Comenzaremos por situar el concepto confianza como una anticipación positiva sobre la conducta de la otra persona. Confiamos en que la otra persona tendrá una respuesta positiva respecto a nosotros. Por tanto, la confianza en esta dimensión se establece en una relación. Esta relación es la relación de confianza. La confianza también se utiliza para expresar familiaridad (hay confianza). En este ensayo, nos vamos a centrar en la relación de confianza. Más concretamente, en la relación que se establece entre padres e hijos.
¿Qué podemos hacer para forjar una auténtica relación de confianza?
Nuestro objetivo debe ir más allá que eso. Por tanto, alzaremos un poco más nuestro punto de mira. Empezaremos a abordar algunas dimensiones que generarán esta confianza. Esta confianza debe ser de ida y vuelta. No significa que deba ser necesariamente simétrica; siempre habrá asimetrías. Para ello, trataremos de analizar nuestro estilo educativo respecto a los hijos. También podemos llamarlo estilo de comunicación o de control parental. Yo prefiero el término estilo educativo porque, al fin y al cabo, estamos educando junto a las materias del currículo. El estilo educativo es cómo nos relacionamos con nuestros hijos. De esto depende su conducta con nosotros y su entorno social en general. Y ese estilo educativo se va a asentar sobre tres pilares. El primero es la relación cercana, afectuosa o distante. El segundo es la comunicación de aceptación, negociación o imposición. El tercero es la disciplina, permisiva, flexible o restrictiva. Desarrollamos todo esto de ciertas maneras. Finalmente, se puede clasificar en tres estilos parentales clásicos: El autoritario, el democrático y el permisivo. A estos se añadiría un cuarto estilo, el negligente.
¿Qué características tendrían tales estilos?
Los padres autoritarios suelen establecer normas rigurosas. Son exigentes en los logros de sus hijos. Además, establecen comparaciones con otros niños. Usan más castigos que premios o reconocimientos. El estilo de comunicación es unidireccional y cerrado. No hay lugar a la negociación. La distancia afectiva suele marcar las relaciones a partir de una determinada edad. Los hijos suelen desarrollar un menor nivel de confianza. También tienen baja autonomía. Sus decisiones son menos competentes socialmente. Además, son menos alegres y espontáneos.
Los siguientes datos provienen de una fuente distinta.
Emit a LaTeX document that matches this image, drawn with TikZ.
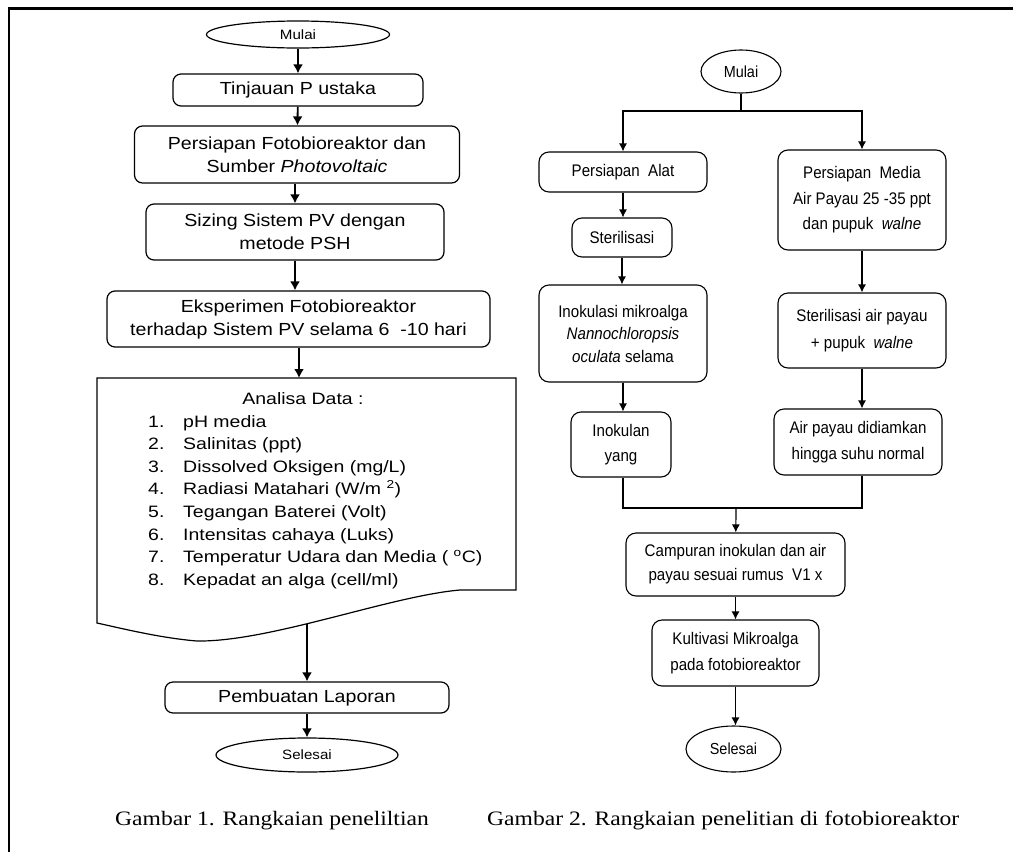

Los padres democráticos suelen expresar mayor afecto. El diálogo y la negociación prevalecen en los conflictos. Fomentan una responsabilidad en sus hijos. Reconocen los logros de conductas deseables. Los hijos suelen ser competentes socialmente, creativos, de alta autoestima, mayor motivación y se muestran alegres y espontáneos.
Los padres permisivos suelen mostrar mucha pasividad ante la conducta de los hijos. Esto ocurre ya sean éstas positivas o negativas. Suelen atender las necesidades de los hijos y muestran cierto afecto. No hay lugar para los castigos. Tampoco hay lugar para la disciplina o responsabilidad de los hijos. Por lo tanto, sus reglas son muy flexibles. Los hijos desarrollan escaso control de los impulsos y poca tolerancia a la frustración. También demuestran inseguridad y baja autoestima. Además, tienen poca motivación y escasa competencia social. Por último, presentan bajo rendimiento escolar.
Los padres negligentes no muestran afecto. Apenas invierten tiempo en acompañar a las tareas de los hijos. No existe refuerzo en los logros ni control en los fracasos. Se da una dejadez notable que lleva a la dimisión parental. Los hijos muestran nula o escasa motivación y madurez. Tienen escasa competencia social. Controlan poco sus impulsos o muestran agresividad ante la frustración. Su rendimiento escolar es bajo. Suelen ser inmaduros aunque son alegres y vitales.
La clave para generar una relación de confianza es depositarla como una inversión en la otra persona. A veces esto funciona como un espejo. Cuanta más confianza depositemos en la otra persona, más motivo tendremos para confiar en ella. Esto es válido para nuestros hijos, sin perder de vista la realidad.